Please transcribe the records precisely; pictures stay out of your copy.

• _Supplied data_:
________________

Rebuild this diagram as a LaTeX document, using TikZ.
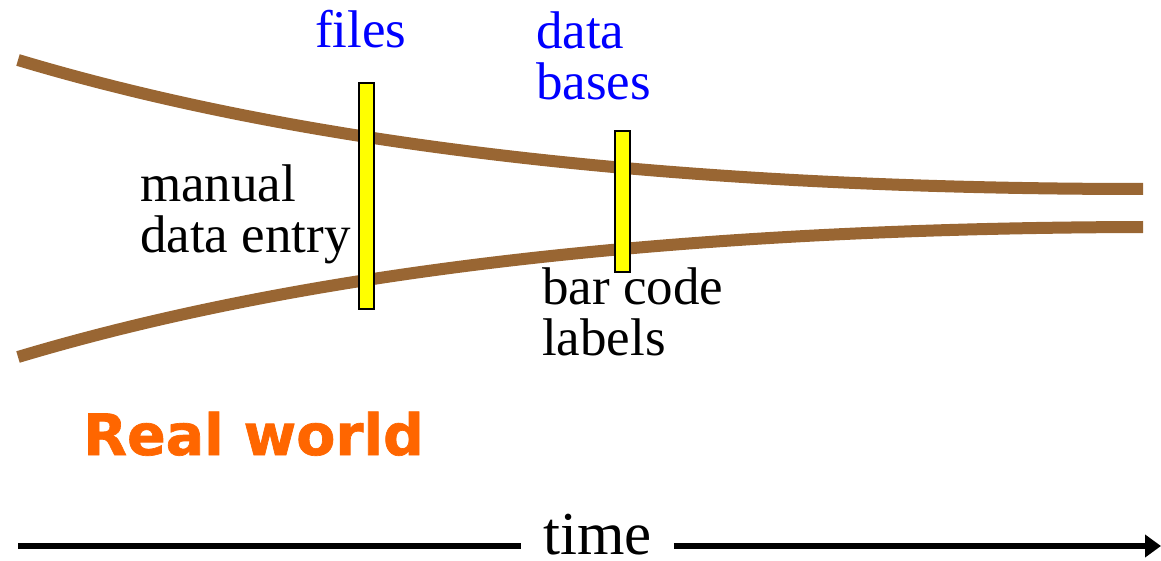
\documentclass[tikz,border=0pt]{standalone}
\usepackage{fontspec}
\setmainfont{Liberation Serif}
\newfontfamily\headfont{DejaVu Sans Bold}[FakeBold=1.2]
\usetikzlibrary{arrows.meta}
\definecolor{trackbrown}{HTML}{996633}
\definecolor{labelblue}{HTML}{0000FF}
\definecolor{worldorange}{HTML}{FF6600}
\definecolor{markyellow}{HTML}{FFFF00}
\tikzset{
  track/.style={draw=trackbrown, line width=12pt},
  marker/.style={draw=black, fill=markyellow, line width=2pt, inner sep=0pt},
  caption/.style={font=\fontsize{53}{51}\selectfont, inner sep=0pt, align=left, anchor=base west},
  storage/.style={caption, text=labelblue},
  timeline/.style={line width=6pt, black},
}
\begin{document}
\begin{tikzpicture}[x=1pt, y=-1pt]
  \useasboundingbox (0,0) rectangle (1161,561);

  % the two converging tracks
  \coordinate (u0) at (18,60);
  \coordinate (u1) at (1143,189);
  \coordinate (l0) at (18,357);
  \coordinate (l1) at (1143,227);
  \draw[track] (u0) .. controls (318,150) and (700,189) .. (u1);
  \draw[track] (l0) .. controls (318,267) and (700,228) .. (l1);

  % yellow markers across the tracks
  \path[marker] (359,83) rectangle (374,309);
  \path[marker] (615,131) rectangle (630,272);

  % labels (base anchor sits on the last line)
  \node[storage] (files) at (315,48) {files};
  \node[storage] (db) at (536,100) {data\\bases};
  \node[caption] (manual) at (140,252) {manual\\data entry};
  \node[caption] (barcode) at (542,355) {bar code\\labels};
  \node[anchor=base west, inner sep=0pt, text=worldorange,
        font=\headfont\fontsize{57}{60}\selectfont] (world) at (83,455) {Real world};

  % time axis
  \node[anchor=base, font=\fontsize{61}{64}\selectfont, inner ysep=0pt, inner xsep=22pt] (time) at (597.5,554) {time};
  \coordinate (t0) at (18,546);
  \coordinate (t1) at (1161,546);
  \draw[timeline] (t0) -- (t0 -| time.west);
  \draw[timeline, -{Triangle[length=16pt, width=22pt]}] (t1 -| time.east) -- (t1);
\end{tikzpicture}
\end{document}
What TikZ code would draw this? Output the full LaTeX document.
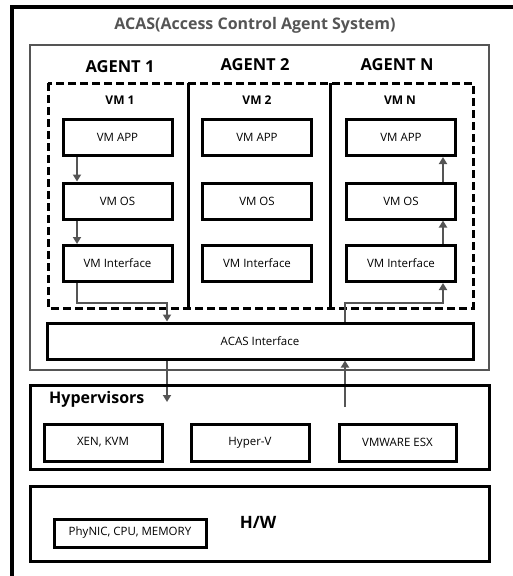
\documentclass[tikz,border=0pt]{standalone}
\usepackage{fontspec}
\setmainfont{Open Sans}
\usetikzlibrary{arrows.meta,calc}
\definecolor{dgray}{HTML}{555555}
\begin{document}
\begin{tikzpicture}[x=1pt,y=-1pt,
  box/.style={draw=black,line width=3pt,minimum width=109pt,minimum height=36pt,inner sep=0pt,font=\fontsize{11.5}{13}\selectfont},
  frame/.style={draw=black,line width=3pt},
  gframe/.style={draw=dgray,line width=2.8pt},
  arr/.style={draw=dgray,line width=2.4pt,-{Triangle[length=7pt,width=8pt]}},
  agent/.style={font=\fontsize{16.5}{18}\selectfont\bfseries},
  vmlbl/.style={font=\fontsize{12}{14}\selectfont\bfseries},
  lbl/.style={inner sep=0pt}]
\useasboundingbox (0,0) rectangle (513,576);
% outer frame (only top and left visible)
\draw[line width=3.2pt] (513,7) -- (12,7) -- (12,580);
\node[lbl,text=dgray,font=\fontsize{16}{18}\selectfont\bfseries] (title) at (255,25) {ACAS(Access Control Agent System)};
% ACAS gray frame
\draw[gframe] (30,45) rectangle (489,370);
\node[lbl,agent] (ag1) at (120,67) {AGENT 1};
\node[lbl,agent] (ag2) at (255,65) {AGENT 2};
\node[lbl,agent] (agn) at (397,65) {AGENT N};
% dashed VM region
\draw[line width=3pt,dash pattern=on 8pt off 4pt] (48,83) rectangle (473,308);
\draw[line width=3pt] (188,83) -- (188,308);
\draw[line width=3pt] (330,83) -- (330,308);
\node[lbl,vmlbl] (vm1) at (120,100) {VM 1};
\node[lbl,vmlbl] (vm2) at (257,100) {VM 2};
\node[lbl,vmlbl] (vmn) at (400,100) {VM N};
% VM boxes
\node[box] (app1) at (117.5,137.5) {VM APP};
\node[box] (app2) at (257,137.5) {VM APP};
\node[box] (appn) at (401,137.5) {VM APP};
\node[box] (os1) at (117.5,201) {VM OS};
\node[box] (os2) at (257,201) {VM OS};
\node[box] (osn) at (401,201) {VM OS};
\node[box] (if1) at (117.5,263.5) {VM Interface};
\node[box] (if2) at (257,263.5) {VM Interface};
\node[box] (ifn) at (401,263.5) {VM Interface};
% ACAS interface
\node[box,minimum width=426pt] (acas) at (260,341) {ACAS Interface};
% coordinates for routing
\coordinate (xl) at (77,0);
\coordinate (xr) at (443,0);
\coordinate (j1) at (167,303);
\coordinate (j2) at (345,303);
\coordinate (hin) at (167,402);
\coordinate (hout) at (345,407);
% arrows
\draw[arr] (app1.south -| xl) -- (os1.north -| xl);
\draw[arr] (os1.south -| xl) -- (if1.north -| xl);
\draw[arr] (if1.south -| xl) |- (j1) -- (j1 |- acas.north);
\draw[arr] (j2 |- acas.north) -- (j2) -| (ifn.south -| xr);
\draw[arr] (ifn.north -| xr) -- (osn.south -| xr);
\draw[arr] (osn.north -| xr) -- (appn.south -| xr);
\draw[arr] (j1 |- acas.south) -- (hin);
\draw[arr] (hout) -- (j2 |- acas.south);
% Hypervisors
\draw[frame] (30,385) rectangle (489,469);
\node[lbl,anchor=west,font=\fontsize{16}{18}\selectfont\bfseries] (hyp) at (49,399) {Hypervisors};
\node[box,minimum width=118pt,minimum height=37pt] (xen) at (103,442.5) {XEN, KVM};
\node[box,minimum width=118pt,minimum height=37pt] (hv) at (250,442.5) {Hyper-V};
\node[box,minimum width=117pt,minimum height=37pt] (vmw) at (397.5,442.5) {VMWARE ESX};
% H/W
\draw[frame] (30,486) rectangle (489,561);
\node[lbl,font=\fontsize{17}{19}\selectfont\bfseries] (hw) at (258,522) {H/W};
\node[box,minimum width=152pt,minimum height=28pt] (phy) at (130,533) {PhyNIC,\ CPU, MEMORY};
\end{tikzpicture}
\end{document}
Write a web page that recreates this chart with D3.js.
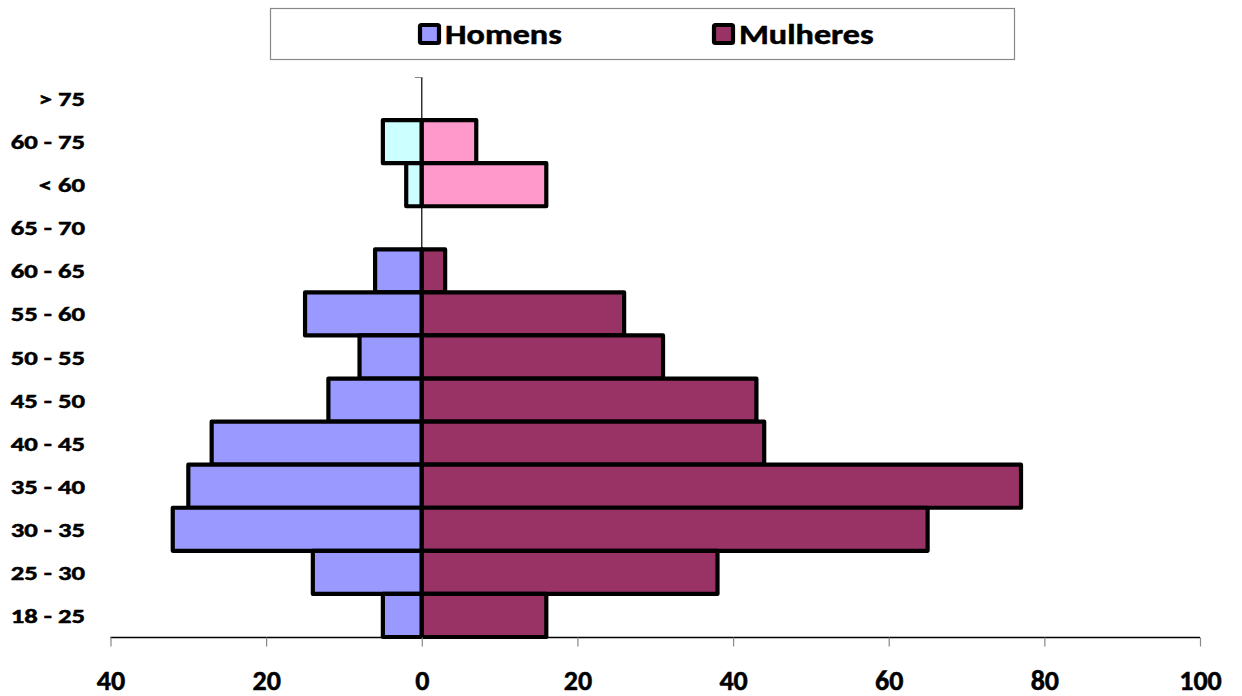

________________

• _Answer for the task_:
Rebuild this diagram as a LaTeX document, using TikZ.
\documentclass[tikz,border=0pt]{standalone}
\usepackage{fontspec}
\setmainfont{Liberation Serif}
\newfontfamily\headfont{DejaVu Sans Bold}[FakeBold=1.2]
\usetikzlibrary{arrows.meta}
\definecolor{trackbrown}{HTML}{996633}
\definecolor{labelblue}{HTML}{0000FF}
\definecolor{worldorange}{HTML}{FF6600}
\definecolor{markyellow}{HTML}{FFFF00}
\tikzset{
  track/.style={draw=trackbrown, line width=12pt},
  marker/.style={draw=black, fill=markyellow, line width=2pt, inner sep=0pt},
  caption/.style={font=\fontsize{53}{51}\selectfont, inner sep=0pt, align=left, anchor=base west},
  storage/.style={caption, text=labelblue},
  timeline/.style={line width=6pt, black},
}
\begin{document}
\begin{tikzpicture}[x=1pt, y=-1pt]
  \useasboundingbox (0,0) rectangle (1161,561);

  % the two converging tracks
  \coordinate (u0) at (18,60);
  \coordinate (u1) at (1143,189);
  \coordinate (l0) at (18,357);
  \coordinate (l1) at (1143,227);
  \draw[track] (u0) .. controls (318,150) and (700,189) .. (u1);
  \draw[track] (l0) .. controls (318,267) and (700,228) .. (l1);

  % yellow markers across the tracks
  \path[marker] (359,83) rectangle (374,309);
  \path[marker] (615,131) rectangle (630,272);

  % labels (base anchor sits on the last line)
  \node[storage] (files) at (315,48) {files};
  \node[storage] (db) at (536,100) {data\\bases};
  \node[caption] (manual) at (140,252) {manual\\data entry};
  \node[caption] (barcode) at (542,355) {bar code\\labels};
  \node[anchor=base west, inner sep=0pt, text=worldorange,
        font=\headfont\fontsize{57}{60}\selectfont] (world) at (83,455) {Real world};

  % time axis
  \node[anchor=base, font=\fontsize{61}{64}\selectfont, inner ysep=0pt, inner xsep=22pt] (time) at (597.5,554) {time};
  \coordinate (t0) at (18,546);
  \coordinate (t1) at (1161,546);
  \draw[timeline] (t0) -- (t0 -| time.west);
  \draw[timeline, -{Triangle[length=16pt, width=22pt]}] (t1 -| time.east) -- (t1);
\end{tikzpicture}
\end{document}
What TikZ code would draw this? Output the full LaTeX document.
\documentclass[tikz,border=0pt]{standalone}
\usepackage{fontspec}
\setmainfont{Open Sans}
\usetikzlibrary{arrows.meta,calc}
\definecolor{dgray}{HTML}{555555}
\begin{document}
\begin{tikzpicture}[x=1pt,y=-1pt,
  box/.style={draw=black,line width=3pt,minimum width=109pt,minimum height=36pt,inner sep=0pt,font=\fontsize{11.5}{13}\selectfont},
  frame/.style={draw=black,line width=3pt},
  gframe/.style={draw=dgray,line width=2.8pt},
  arr/.style={draw=dgray,line width=2.4pt,-{Triangle[length=7pt,width=8pt]}},
  agent/.style={font=\fontsize{16.5}{18}\selectfont\bfseries},
  vmlbl/.style={font=\fontsize{12}{14}\selectfont\bfseries},
  lbl/.style={inner sep=0pt}]
\useasboundingbox (0,0) rectangle (513,576);
% outer frame (only top and left visible)
\draw[line width=3.2pt] (513,7) -- (12,7) -- (12,580);
\node[lbl,text=dgray,font=\fontsize{16}{18}\selectfont\bfseries] (title) at (255,25) {ACAS(Access Control Agent System)};
% ACAS gray frame
\draw[gframe] (30,45) rectangle (489,370);
\node[lbl,agent] (ag1) at (120,67) {AGENT 1};
\node[lbl,agent] (ag2) at (255,65) {AGENT 2};
\node[lbl,agent] (agn) at (397,65) {AGENT N};
% dashed VM region
\draw[line width=3pt,dash pattern=on 8pt off 4pt] (48,83) rectangle (473,308);
\draw[line width=3pt] (188,83) -- (188,308);
\draw[line width=3pt] (330,83) -- (330,308);
\node[lbl,vmlbl] (vm1) at (120,100) {VM 1};
\node[lbl,vmlbl] (vm2) at (257,100) {VM 2};
\node[lbl,vmlbl] (vmn) at (400,100) {VM N};
% VM boxes
\node[box] (app1) at (117.5,137.5) {VM APP};
\node[box] (app2) at (257,137.5) {VM APP};
\node[box] (appn) at (401,137.5) {VM APP};
\node[box] (os1) at (117.5,201) {VM OS};
\node[box] (os2) at (257,201) {VM OS};
\node[box] (osn) at (401,201) {VM OS};
\node[box] (if1) at (117.5,263.5) {VM Interface};
\node[box] (if2) at (257,263.5) {VM Interface};
\node[box] (ifn) at (401,263.5) {VM Interface};
% ACAS interface
\node[box,minimum width=426pt] (acas) at (260,341) {ACAS Interface};
% coordinates for routing
\coordinate (xl) at (77,0);
\coordinate (xr) at (443,0);
\coordinate (j1) at (167,303);
\coordinate (j2) at (345,303);
\coordinate (hin) at (167,402);
\coordinate (hout) at (345,407);
% arrows
\draw[arr] (app1.south -| xl) -- (os1.north -| xl);
\draw[arr] (os1.south -| xl) -- (if1.north -| xl);
\draw[arr] (if1.south -| xl) |- (j1) -- (j1 |- acas.north);
\draw[arr] (j2 |- acas.north) -- (j2) -| (ifn.south -| xr);
\draw[arr] (ifn.north -| xr) -- (osn.south -| xr);
\draw[arr] (osn.north -| xr) -- (appn.south -| xr);
\draw[arr] (j1 |- acas.south) -- (hin);
\draw[arr] (hout) -- (j2 |- acas.south);
% Hypervisors
\draw[frame] (30,385) rectangle (489,469);
\node[lbl,anchor=west,font=\fontsize{16}{18}\selectfont\bfseries] (hyp) at (49,399) {Hypervisors};
\node[box,minimum width=118pt,minimum height=37pt] (xen) at (103,442.5) {XEN, KVM};
\node[box,minimum width=118pt,minimum height=37pt] (hv) at (250,442.5) {Hyper-V};
\node[box,minimum width=117pt,minimum height=37pt] (vmw) at (397.5,442.5) {VMWARE ESX};
% H/W
\draw[frame] (30,486) rectangle (489,561);
\node[lbl,font=\fontsize{17}{19}\selectfont\bfseries] (hw) at (258,522) {H/W};
\node[box,minimum width=152pt,minimum height=28pt] (phy) at (130,533) {PhyNIC,\ CPU, MEMORY};
\end{tikzpicture}
\end{document}
Write a web page that recreates this chart with D3.js.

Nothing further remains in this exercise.